I was raised on Scooby-Doo and the Flintstones, shows which taught me absolutely nothing of value. Perhaps I am being too harsh, Scooby-Doo taught me that the caretaker of the apparently-haunted amusement park is usually guilty and the Flintstones taught me that you never order ribs at the drive-in. Now, my son is learning Spanish from Dora and Diego and Chinese from Kai Lan. This is not a complaint or being overly nostalgic, because Will is learning important lessons from his cartoons, like how to be an “eco-ranger” from someone named Moose A. Moose. My cartoons were not all mindless fun as I did accidentally learn how a bill becomes a law from “Schoolhouse Rock”.
His cartoons are not without their flaws. For example:
Franklin–Franklin is a turtle. Actually, his full name is Franklin Turtle. No problem so far, but here is where I raise my hand to object. Another character is a bear, named Bear. His classmates include a fox, an otter and a skunk with the names Fox, Otter and Skunk. Either the creative forces behind the cartoon spent way too much time on finding the perfect hat for Franklin and ran out of time to give the other characters full monikers or Franklin is the worst friend ever because he never bothered to learn his buddies’ real names.
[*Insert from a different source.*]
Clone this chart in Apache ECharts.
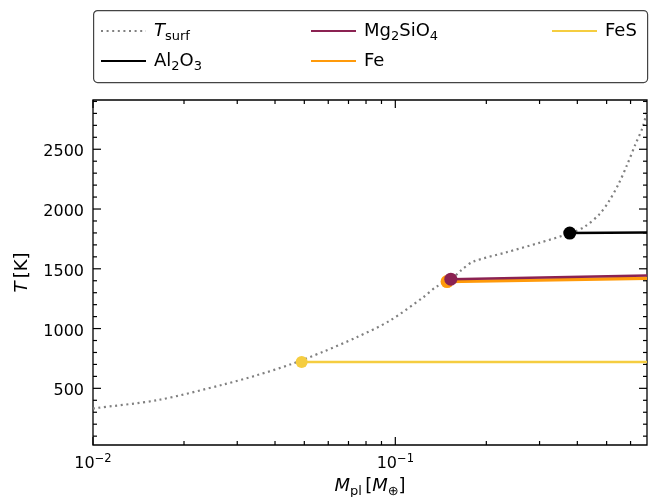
<!DOCTYPE html>
<html>
<head>
<meta charset="utf-8">
<script src="https://cdn.jsdelivr.net/npm/echarts@6/dist/echarts.min.js"></script>
<style>
html,body{margin:0;padding:0;background:#fff;}
#chart{width:655px;height:497px;}
</style>
</head>
<body>
<div id="chart"></div>
<script>
// ---- data ----
const tsurfMass = [0.01, 0.0101, 0.0164, 0.0271, 0.0350, 0.0451, 0.0577, 0.0745, 0.0959, 0.1236, 0.1368, 0.1526, 0.1656, 0.1808, 0.2331, 0.3004, 0.3775, 0.423, 0.4742, 0.507, 0.547, 0.583, 0.6216, 0.659, 0.68];
const tsurfT    = [330, 333, 402, 533, 611, 701, 806, 927, 1066, 1261, 1350, 1410, 1490, 1559, 1638, 1718, 1797, 1852, 1959, 2058, 2207, 2363, 2537, 2689, 2825];

const al2o3Mass = [0.3775, 0.68];
const al2o3T    = [1799, 1803];
const mg2sio4Mass = [0.1526, 0.68];
const mg2sio4T    = [1413, 1444];
const feMass = [0.1483, 0.68];
const feT    = [1393, 1421];
const fesMass = [0.049, 0.68];
const fesT    = [720, 720];

const xMajorTicks = [0.01, 0.1];
const xMinorTicks = [0.02, 0.03, 0.04, 0.05, 0.06, 0.07, 0.08, 0.09, 0.2, 0.3, 0.4, 0.5, 0.6];
const yMajorTicks = [500, 1000, 1500, 2000, 2500];
const yMinorTicks = [100, 200, 300, 400, 600, 700, 800, 900, 1100, 1200, 1300, 1400, 1600, 1700, 1800, 1900, 2100, 2200, 2300, 2400, 2600, 2700, 2800, 2900];

const X_MIN = 0.01, X_MAX = 0.68, Y_MIN = 26, Y_MAX = 2912;

// ---- helpers ----
function zip(a, b) { return a.map((v, i) => [v, b[i]]); }
const FONT = 'DejaVu Sans';
const COL = { tsurf: '#808080', al: '#000000', mg: '#8B2252', fe: '#FF9A0A', fes: '#F5CD40' };

const legendNames = {
  'Tsurf': '{it|T}{sub|surf}',
  'Al2O3': '{n|Al}{sub|2}{n|O}{sub|3}',
  'Mg2SiO4': '{n|Mg}{sub|2}{n|SiO}{sub|4}',
  'Fe': '{n|Fe}',
  'FeS': '{n|FeS}'
};
const legendRich = {
  n: { fontFamily: FONT, fontSize: 18, color: '#000', lineHeight: 24 },
  it: { fontFamily: FONT, fontSize: 18, fontStyle: 'italic', color: '#000', lineHeight: 24 },
  sub: { fontFamily: FONT, fontSize: 13, color: '#000', lineHeight: 14, verticalAlign: 'bottom' }
};
function mkLegend(name, left, top) {
  return {
    data: [name], left: left, top: top, itemWidth: 45, itemHeight: 14, itemGap: 0,
    padding: 0, selectedMode: false,
    itemStyle: { opacity: 0 },
    formatter: n => legendNames[n],
    textStyle: { rich: legendRich, fontFamily: FONT, fontSize: 18, color: '#000', padding: [0, 0, 0, 3] }
  };
}

const tickData = []
  .concat(xMajorTicks.map(v => [v, 1000, 0]))
  .concat(xMinorTicks.map(v => [v, 1000, 1]))
  .concat(yMajorTicks.map(v => [0.1, v, 2]))
  .concat(yMinorTicks.map(v => [0.1, v, 3]));

const chart = echarts.init(document.getElementById('chart'), null, { renderer: 'canvas' });
const option = {
  animation: false,
  backgroundColor: '#fff',
  grid: { left: 93, right: 8, top: 100, bottom: 52, outerBoundsMode: 'none', containLabel: false, show: true, borderColor: '#000', borderWidth: 1.3, backgroundColor: 'transparent' },
  graphic: [{
    type: 'rect', left: 93, top: 10, z: 0,
    shape: { width: 554, height: 72, r: 4 },
    style: { fill: '#fff', stroke: '#444', lineWidth: 1.2 }
  }],
  legend: [
    mkLegend('Tsurf', 100, 22),
    mkLegend('Al2O3', 100, 52),
    mkLegend('Mg2SiO4', 310, 22),
    mkLegend('Fe', 310, 52),
    mkLegend('FeS', 551, 22)
  ],
  xAxis: {
    type: 'log', logBase: 10, min: X_MIN, max: X_MAX,
    axisLine: { show: false }, axisTick: { show: false }, splitLine: { show: false },
    axisLabel: {
      showMaxLabel: false, margin: 8,
      formatter: function (v) {
        const l = Math.log10(v); const e = Math.round(l);
        if (Math.abs(l - e) > 1e-6) return '';
        return '{b|10}{p|' + (e < 0 ? '\u2212' : '') + Math.abs(e) + '}';
      },
      rich: {
        b: { fontFamily: FONT, fontSize: 16, color: '#000', lineHeight: 22 },
        p: { fontFamily: FONT, fontSize: 11.5, color: '#000', lineHeight: 11, verticalAlign: 'top' }
      }
    },
    name: '{it|M}{sub|pl} {n|[}{it|M}{sub|\u2295}{n|]}',
    nameLocation: 'middle', nameGap: 28,
    nameTextStyle: {
      rich: {
        n: { fontFamily: FONT, fontSize: 18, color: '#000', lineHeight: 24 },
        it: { fontFamily: FONT, fontSize: 18, fontStyle: 'italic', color: '#000', lineHeight: 24 },
        sub: { fontFamily: FONT, fontSize: 13, color: '#000', lineHeight: 14, verticalAlign: 'bottom' }
      }
    }
  },
  yAxis: {
    type: 'value', min: Y_MIN, max: Y_MAX,
    axisLine: { show: false }, axisTick: { show: false }, splitLine: { show: false },
    axisLabel: {
      showMinLabel: false, showMaxLabel: false, margin: 9,
      formatter: v => (v % 500 === 0 && v > 0) ? '{v|' + v + '}' : '',
      rich: {
        v: { fontFamily: FONT, fontSize: 16, color: '#000', lineHeight: 18, padding: [6, 0, 0, 0] }
      }
    },
    name: '{it|T} {n|[K]}', nameLocation: 'middle', nameGap: 62, nameRotate: 90,
    nameTextStyle: {
      rich: {
        n: { fontFamily: FONT, fontSize: 18, color: '#000' },
        it: { fontFamily: FONT, fontSize: 18, fontStyle: 'italic', color: '#000' }
      }
    }
  },
  series: [
    {
      name: 'Tsurf', type: 'line', data: zip(tsurfMass, tsurfT), symbol: 'none', smooth: 0.3, z: 2,
      lineStyle: { color: COL.tsurf, width: 2.2, type: [2, 3.6], cap: 'butt' }, itemStyle: { color: COL.tsurf }
    },
    {
      name: 'FeS', type: 'line', data: zip(fesMass, fesT), symbol: 'none', z: 3,
      lineStyle: { color: COL.fes, width: 2.6 }, itemStyle: { color: COL.fes }
    },
    {
      name: 'Fe', type: 'line', data: zip(feMass, feT), symbol: 'none', z: 3,
      lineStyle: { color: COL.fe, width: 3.4 }, itemStyle: { color: COL.fe }
    },
    {
      name: 'Mg2SiO4', type: 'line', data: zip(mg2sio4Mass, mg2sio4T), symbol: 'none', z: 4,
      lineStyle: { color: COL.mg, width: 2.4 }, itemStyle: { color: COL.mg }
    },
    {
      name: 'Al2O3', type: 'line', data: zip(al2o3Mass, al2o3T), symbol: 'none', z: 4,
      lineStyle: { color: COL.al, width: 2.6 }, itemStyle: { color: COL.al }
    },
    { name: 'FeS dot', type: 'scatter', data: [[fesMass[0], fesT[0]]], symbolSize: 12, itemStyle: { color: COL.fes, opacity: 1 }, z: 5 },
    { name: 'Fe dot', type: 'scatter', data: [[feMass[0], feT[0]]], symbolSize: 13, itemStyle: { color: COL.fe, opacity: 1 }, z: 5 },
    { name: 'Mg dot', type: 'scatter', data: [[mg2sio4Mass[0], mg2sio4T[0]]], symbolSize: 13, itemStyle: { color: COL.mg, opacity: 1 }, z: 6 },
    { name: 'Al dot', type: 'scatter', data: [[al2o3Mass[0], al2o3T[0]]], symbolSize: 13, itemStyle: { color: COL.al, opacity: 1 }, z: 6 },
    {
      name: 'ticks', type: 'custom', data: tickData, z: 10, silent: true, clip: false,
      renderItem: function (params, api) {
        const kind = api.value(2);
        const len = (kind === 0 || kind === 2) ? 8 : 4;
        const ls = { stroke: '#000', lineWidth: 1.2 };
        if (kind < 2) {
          const xv = api.value(0);
          const pb = api.coord([xv, Y_MIN]);
          const pt = api.coord([xv, Y_MAX]);
          return { type: 'group', children: [
            { type: 'line', shape: { x1: pb[0], y1: pb[1], x2: pb[0], y2: pb[1] - len }, style: ls },
            { type: 'line', shape: { x1: pt[0], y1: pt[1], x2: pt[0], y2: pt[1] + len }, style: ls }
          ] };
        } else {
          const yv = api.value(1);
          const pl = api.coord([X_MIN, yv]);
          const pr = api.coord([X_MAX, yv]);
          return { type: 'group', children: [
            { type: 'line', shape: { x1: pl[0], y1: pl[1], x2: pl[0] + len, y2: pl[1] }, style: ls },
            { type: 'line', shape: { x1: pr[0], y1: pr[1], x2: pr[0] - len, y2: pr[1] }, style: ls }
          ] };
        }
      }
    }
  ]
};
chart.setOption(option);
</script>
</body>
</html>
Plus, the parents of his pals follow the trend. For example, Beaver’s dad is Mr. Beaver, so apparently his son has the unfortunate name of Beaver Beaver.
Max and Ruby–Where are their parents? The show features their grandmother, but she lives near them, not with them. Studies have shown that rabbits who come from broken homes have less of a chance at leading successful lives than rabbits from two-parent households.
Toot and Puddle–Besides the ridiculous name and the lack of adult supervision, who is bankrolling these two swine’s travels around the globe? Where is piglet protective services? I get patted down for having too big of a bottle of shampoo in my carry-on and these pigs are bringing home the bacon from foreign lands?!
It was at this moment when I remembered that these were not documentaries and my favorite cartoon when I was his age featured a crime-fighting dog who was adept at martial arts.
If my son wants to watch pigs with frequent flier miles, who am I to judge? Hopefully, it will be nicer weather the rest of the week. “Relaxing” with cartoons is too stressful.
Keeping the faith and reaching for the remote.